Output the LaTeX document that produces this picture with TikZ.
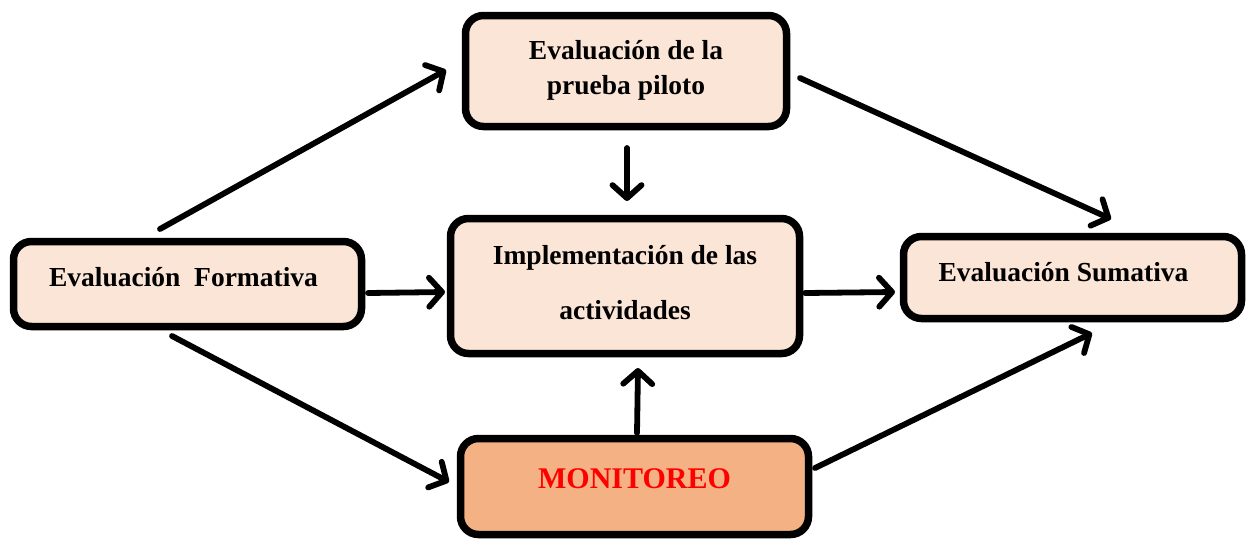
\documentclass[tikz,border=0pt]{standalone}
\usepackage{fontspec}
\setmainfont{Liberation Serif}
\usetikzlibrary{arrows.meta,calc}
\definecolor{peach}{HTML}{FBE5D6}
\definecolor{peachdark}{HTML}{F4B183}
\definecolor{monred}{HTML}{FF0000}
\begin{document}
\begin{tikzpicture}[x=1pt,y=-1pt,
  box/.style={draw=black, line width=7.5pt, rounded corners=18pt, fill=peach, inner sep=0pt, rectangle},
  lbl/.style={font=\bfseries\fontsize{27.5}{35}\selectfont, align=center, inner sep=0pt},
  conn/.style={line width=5.8pt, line cap=round, line join=round, -{Straight Barb[length=13pt,width=29pt,line cap=round,line join=round]}}]
\useasboundingbox (0,0) rectangle (1246,539);
% boxes
\node[box, minimum width=321pt, minimum height=111pt] (pil) at (626,71) {};
\node[box, minimum width=348pt, minimum height=85pt] (form) at (187.5,284) {};
\node[box, minimum width=349pt, minimum height=135pt] (imp) at (625,286) {};
\node[box, minimum width=338pt, minimum height=82pt] (sum) at (1072.5,277.5) {};
\node[box, fill=peachdark, minimum width=348pt, minimum height=96pt] (mon) at (634.5,486.5) {};
% labels
\node[lbl] (tpil) at ($(pil.center)+(0,-1)$) {Evaluación de la\\prueba piloto};
\node[lbl] (tform) at ($(form.center)+(-4,-7)$) {Evaluación\ \ Formativa};
\node[lbl, font=\bfseries\fontsize{27.5}{55}\selectfont] (timp) at ($(imp.center)+(0,-3)$) {Implementación de las\\actividades};
\node[lbl] (tsum) at ($(sum.center)+(-9,-5)$) {Evaluación Sumativa};
\node[lbl, text=monred, font=\bfseries\fontsize{30}{36}\selectfont] (tmon) at ($(mon.center)+(0,-8)$) {MONITOREO};
% connectors
\draw[conn] ($(form.center)+(-27.5,-55)$) -- ($(pil.center)+(-180,-1)$);
\draw[conn] ($(pil.center)+(174,7)$) -- ($(sum.center)+(38.5,-58.5)$);
\draw[conn] ($(pil.center)+(1,77)$) -- ($(imp.center)+(2,-85)$);
\draw[conn] ($(form.center)+(180.5,9)$) -- ($(imp.center)+(-180,6)$);
\draw[conn] ($(imp.center)+(180,7)$) -- ($(sum.center)+(-177.5,14.5)$);
\draw[conn] ($(mon.center)+(2.5,-53.5)$) -- ($(imp.center)+(13,82)$);
\draw[conn] ($(form.center)+(-15.5,52)$) -- ($(mon.center)+(-185.5,-4.5)$);
\draw[conn] ($(mon.center)+(180.5,-18.5)$) -- ($(sum.center)+(19.5,55.5)$);
\end{tikzpicture}
\end{document}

--- --- ---

• _Written exercise_: Print each line of the material above exactly, with the pictures removed from your copy.

• _Result of the exercise_:
Output the LaTeX document that produces this picture with TikZ.
\documentclass[tikz,border=0pt]{standalone}
\usepackage{fontspec}
\setmainfont{Liberation Serif}
\usetikzlibrary{arrows.meta,calc}
\definecolor{peach}{HTML}{FBE5D6}
\definecolor{peachdark}{HTML}{F4B183}
\definecolor{monred}{HTML}{FF0000}
\begin{document}
\begin{tikzpicture}[x=1pt,y=-1pt,
  box/.style={draw=black, line width=7.5pt, rounded corners=18pt, fill=peach, inner sep=0pt, rectangle},
  lbl/.style={font=\bfseries\fontsize{27.5}{35}\selectfont, align=center, inner sep=0pt},
  conn/.style={line width=5.8pt, line cap=round, line join=round, -{Straight Barb[length=13pt,width=29pt,line cap=round,line join=round]}}]
\useasboundingbox (0,0) rectangle (1246,539);
% boxes
\node[box, minimum width=321pt, minimum height=111pt] (pil) at (626,71) {};
\node[box, minimum width=348pt, minimum height=85pt] (form) at (187.5,284) {};
\node[box, minimum width=349pt, minimum height=135pt] (imp) at (625,286) {};
\node[box, minimum width=338pt, minimum height=82pt] (sum) at (1072.5,277.5) {};
\node[box, fill=peachdark, minimum width=348pt, minimum height=96pt] (mon) at (634.5,486.5) {};
% labels
\node[lbl] (tpil) at ($(pil.center)+(0,-1)$) {Evaluación de la\\prueba piloto};
\node[lbl] (tform) at ($(form.center)+(-4,-7)$) {Evaluación\ \ Formativa};
\node[lbl, font=\bfseries\fontsize{27.5}{55}\selectfont] (timp) at ($(imp.center)+(0,-3)$) {Implementación de las\\actividades};
\node[lbl] (tsum) at ($(sum.center)+(-9,-5)$) {Evaluación Sumativa};
\node[lbl, text=monred, font=\bfseries\fontsize{30}{36}\selectfont] (tmon) at ($(mon.center)+(0,-8)$) {MONITOREO};
% connectors
\draw[conn] ($(form.center)+(-27.5,-55)$) -- ($(pil.center)+(-180,-1)$);
\draw[conn] ($(pil.center)+(174,7)$) -- ($(sum.center)+(38.5,-58.5)$);
\draw[conn] ($(pil.center)+(1,77)$) -- ($(imp.center)+(2,-85)$);
\draw[conn] ($(form.center)+(180.5,9)$) -- ($(imp.center)+(-180,6)$);
\draw[conn] ($(imp.center)+(180,7)$) -- ($(sum.center)+(-177.5,14.5)$);
\draw[conn] ($(mon.center)+(2.5,-53.5)$) -- ($(imp.center)+(13,82)$);
\draw[conn] ($(form.center)+(-15.5,52)$) -- ($(mon.center)+(-185.5,-4.5)$);
\draw[conn] ($(mon.center)+(180.5,-18.5)$) -- ($(sum.center)+(19.5,55.5)$);
\end{tikzpicture}
\end{document}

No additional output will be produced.